Apple blames Big Content
Apple has explained that the reason Australians have to pay more for their music content than the rest of the world is not its fault.
Executives from Apple, Adobe Systems and Microsoft were grilled by a special Australian parliamentary committee and served in a white wine sauce, over the fact that they have been charging Australians a special tax.
Apple insisted that it had to charge Australians 50 percent more for music and films than the rest of the world because the movie studios insisted.
Tony King, the vice president for Apple Australia, New Zealand and South Asia, said pricing on some products like the iPad mini and Final Cut Pro software was about the same as in the United States.
But the fact that Aussies were being charged US $20.87, the Australian price of Justin Timberlake's album "20/20 Experience" on Apple's iTunes music store is about double the $10.99 charged in the United States.
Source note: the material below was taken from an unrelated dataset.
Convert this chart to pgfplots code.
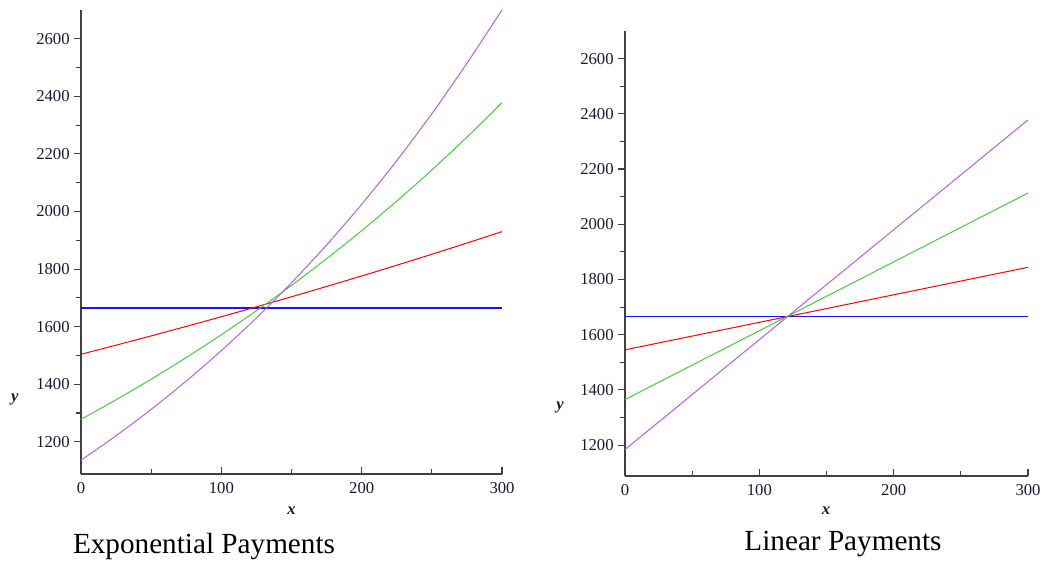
\documentclass[border=0pt]{standalone}
\usepackage{fontspec}
\setmainfont{Liberation Serif}
\usepackage{pgfplots}
\pgfplotsset{compat=1.18}
\definecolor{cblue}{RGB}{20,20,255}
\definecolor{cred}{RGB}{255,0,0}
\definecolor{cgreen}{RGB}{70,205,60}
\definecolor{cpurple}{RGB}{185,95,220}
\definecolor{ticktext}{RGB}{25,25,55}
\pgfplotsset{
  maplestyle/.style={
    scale only axis,
    axis lines=left,
    axis line style={-, draw=black!75, line width=0.9pt},
    xmin=0, xmax=300, ymin=1088, ymax=2700,
    xtick={0,100,200,300},
    ytick={1200,1400,...,2600},
    minor x tick num=1,
    minor y tick num=1,
    x tick style={draw=black!75, line width=0.8pt},
    y tick style={draw=black!75, line width=0.8pt},
    xtick align=inside,
    ytick align=outside,
    major tick length=5pt,
    minor tick length=3.5pt,
    tick label style={font=\fontsize{12.5}{14}\selectfont, text=ticktext},
    xticklabel style={yshift=-3pt},
    /pgf/number format/assume math mode=true,
    /pgf/number format/1000 sep={},
    clip=false,
    every axis plot/.append style={line width=0.75pt},
  }
}
\begin{document}
\begin{tikzpicture}
\path[use as bounding box] (0,0) rectangle (781.5pt,420.75pt);
% Left: exponential payments
\begin{axis}[maplestyle,
  at={(60.75pt,65.25pt)}, anchor=south west,
  width=315.75pt, height=348pt]
\addplot[draw=cblue, line width=0.9pt] coordinates {(0,1665) (300,1665)};
\addplot[draw=cred, smooth] coordinates {
(0,1504) (25,1535.6) (50,1567.8) (75,1600.8) (100,1634.4) (125,1668.7) (150,1703.7)
(175,1739.5) (200,1776.0) (225,1813.3) (250,1851.4) (275,1890.3) (300,1930)};
\addplot[draw=cgreen, smooth] coordinates {
(0,1278) (25,1345.9) (50,1417.4) (75,1492.7) (100,1571.9) (125,1655.4) (150,1743.3)
(175,1835.9) (200,1933.5) (225,2036.1) (250,2144.3) (275,2258.2) (300,2378.1)};
\addplot[draw=cpurple, smooth] coordinates {
(0,1136) (25,1221.1) (50,1312.6) (75,1411.0) (100,1516.7) (125,1630.3) (150,1752.5)
(175,1883.8) (200,2024.9) (225,2176.6) (250,2339.7) (275,2515.0) (300,2700)};
\node[font=\fontsize{12.5}{14}\selectfont\itshape\bfseries, text=ticktext] at (axis description cs:0.5,-0.08) {x};
\node[font=\fontsize{12.5}{14}\selectfont\itshape\bfseries, text=ticktext] at (axis description cs:-0.157,0.16) {y};
\end{axis}
% Right: linear payments
\begin{axis}[maplestyle,
  at={(468.75pt,63.75pt)}, anchor=south west,
  width=302.25pt, height=333.75pt]
\addplot[draw=cblue, line width=0.9pt] coordinates {(0,1666) (300,1666)};
\addplot[draw=cred] coordinates {(0,1545) (300,1844)};
\addplot[draw=cgreen] coordinates {(0,1365) (300,2113)};
\addplot[draw=cpurple] coordinates {(0,1184) (300,2378)};
\node[font=\fontsize{12.5}{14}\selectfont\itshape\bfseries, text=ticktext] at (axis description cs:0.499,-0.079) {x};
\node[font=\fontsize{12.5}{14}\selectfont\itshape\bfseries, text=ticktext] at (axis description cs:-0.161,0.155) {y};
\end{axis}
\node[font=\fontsize{21.9}{26}\selectfont] at (153pt,11pt) {Exponential Payments};
\node[font=\fontsize{21.9}{26}\selectfont] at (632.25pt,12.5pt) {Linear Payments};
\end{tikzpicture}
\end{document}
AC/DC's "Back in Black" is marked up 70 percent for Australian fans. But this is not Apple's fault.
King said the pricing of digital content is based on wholesale prices set via negotiated contracts with record labels, movie studios and TV networks.
He said that the content industry is backwards and still, perhaps, runs with old-fashioned notions of country borders or territories or markets.
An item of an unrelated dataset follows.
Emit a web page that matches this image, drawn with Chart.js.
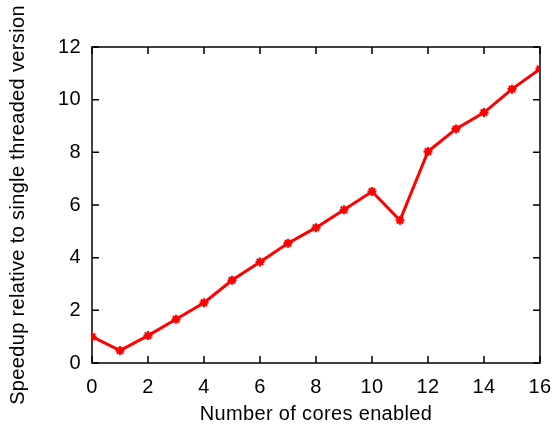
<!DOCTYPE html>
<html><head><meta charset="utf-8">
<script src="https://cdn.jsdelivr.net/npm/chart.js@4/dist/chart.umd.min.js"></script>
<style>html,body{margin:0;padding:0;background:#fff}#wrap{width:555px;height:428px}</style>
</head><body><div id="wrap"><canvas id="c" width="555" height="428"></canvas></div>
<script>
const cores = [0,1,2,3,4,5,6,7,8,9,10,11,12,13,14,15,16];
const speedup = [1.0,0.47,1.04,1.66,2.29,3.14,3.84,4.55,5.14,5.82,6.51,5.42,8.03,8.89,9.51,10.4,11.17];
const xTicks = [0,2,4,6,8,10,12,14,16];
const yTicks = [0,2,4,6,8,10,12];
const xTitle = 'Number of cores enabled';
const yTitle = 'Speedup relative to single threaded version';

const FONT = 'Liberation Sans, Arial, Helvetica, sans-serif';
const FS = 20;
const SPACING = '0.35px';

const spacing = {
  id:'spacing',
  beforeUpdate(chart){chart.ctx.letterSpacing=SPACING;},
  beforeLayout(chart){chart.ctx.letterSpacing=SPACING;},
  beforeDraw(chart){chart.ctx.letterSpacing=SPACING;}
};

const frame = {
  id:'frame',
  beforeDatasetsDraw(chart){
    const {ctx, chartArea:a, scales:{x,y}} = chart;
    ctx.save();
    ctx.strokeStyle='#000'; ctx.lineWidth=1.5;
    const L=7;
    ctx.beginPath();
    xTicks.forEach(v=>{const p=x.getPixelForValue(v); ctx.moveTo(p,a.bottom); ctx.lineTo(p,a.bottom-L); ctx.moveTo(p,a.top); ctx.lineTo(p,a.top+L);});
    yTicks.forEach(v=>{const p=y.getPixelForValue(v); ctx.moveTo(a.left,p); ctx.lineTo(a.left+L,p); ctx.moveTo(a.right,p); ctx.lineTo(a.right-L,p);});
    ctx.stroke();
    ctx.strokeRect(a.left,a.top,a.right-a.left,a.bottom-a.top);
    ctx.restore();
  }
};

new Chart(document.getElementById('c'),{
  type:'line',
  data:{datasets:[{data:cores.map((c,i)=>({x:c,y:speedup[i]})),borderColor:'#ff0000',backgroundColor:'#ff0000',borderWidth:3,pointStyle:'star',pointRadius:4.5,pointBorderWidth:2.2,pointBorderColor:'#ff0000',tension:0}]},
  options:{
    responsive:false,animation:false,
    layout:{padding:{left:0,right:15,top:47,bottom:0}},
    plugins:{legend:{display:false},tooltip:{enabled:false}},
    scales:{
      x:{type:'linear',min:0,max:16,
        afterBuildTicks(s){s.ticks=xTicks.map(v=>({value:v}));},
        afterFit(s){s.height=65;s.paddingLeft=0;s.paddingRight=0;},
        grid:{display:false,drawTicks:false},border:{display:false},
        ticks:{color:'#000',font:{family:FONT,size:FS},padding:12,maxRotation:0},
        title:{display:true,text:xTitle,color:'#000',font:{family:FONT,size:FS},padding:{top:2,bottom:2}}},
      y:{type:'linear',min:0,max:12,
        afterBuildTicks(s){s.ticks=yTicks.map(v=>({value:v}));},
        afterFit(s){s.width=92;s.paddingTop=0;s.paddingBottom=0;},
        grid:{display:false,drawTicks:false},border:{display:false},
        ticks:{color:'#000',font:{family:FONT,size:FS},padding:11},
        title:{display:true,text:yTitle,color:'#000',font:{family:FONT,size:FS},padding:{top:6,bottom:0}}}
    }
  },
  plugins:[spacing,frame]
});
</script></body></html>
Jobs' Mob had done its best to lean on content owners to lower Australian pricing.
He claimed that the cards are in the hands of the folks who own the content.
Of course, he failed to mention that Apple is currently being investigated by anti-trust watchdogs for doing just that sort of thing with the publishing companies.
According to the Sydney Morning Herald, the committee did not buy most of the excuses and said some of the executives' answers were "evasive" and were sceptical about some of the answers.
It was not clear why, if it was all someone else's fault, that there was a need for geo-blocking, under which companies prevent Australian web users from purchasing products at cheaper rates on US sites.
Particularly galling was the fact that Aussies have to pay $3,300 for Adobe's CS6 Design and Web Premium suite, which Americans can buy for just $1,899.
Adobe Australia MD Paul Robson said Adobe's Creative Cloud suite, which is bought on a $50-a-month subscription basis, was priced on par with the United States and this was "the future of the way we will deliver our technology".
But committee member Stephen Jones said the subscription software placed "digital handcuffs" on users, forcing them to keep paying to continue accessing their files.
Committee deputy chairman Paul Neville waded into Microsoft for charging nearly double what Americans were paying.
He told Microsoft Australia MD Pip Marlow that he was just charging what you can get away with in any market.
Marlow denied this and said that if the Vole priced the products too high, consumers will vote with their wallets and move elsewhere.
Or they would call for official government inquiries which would bring in laws to stop software companies bullying Australians.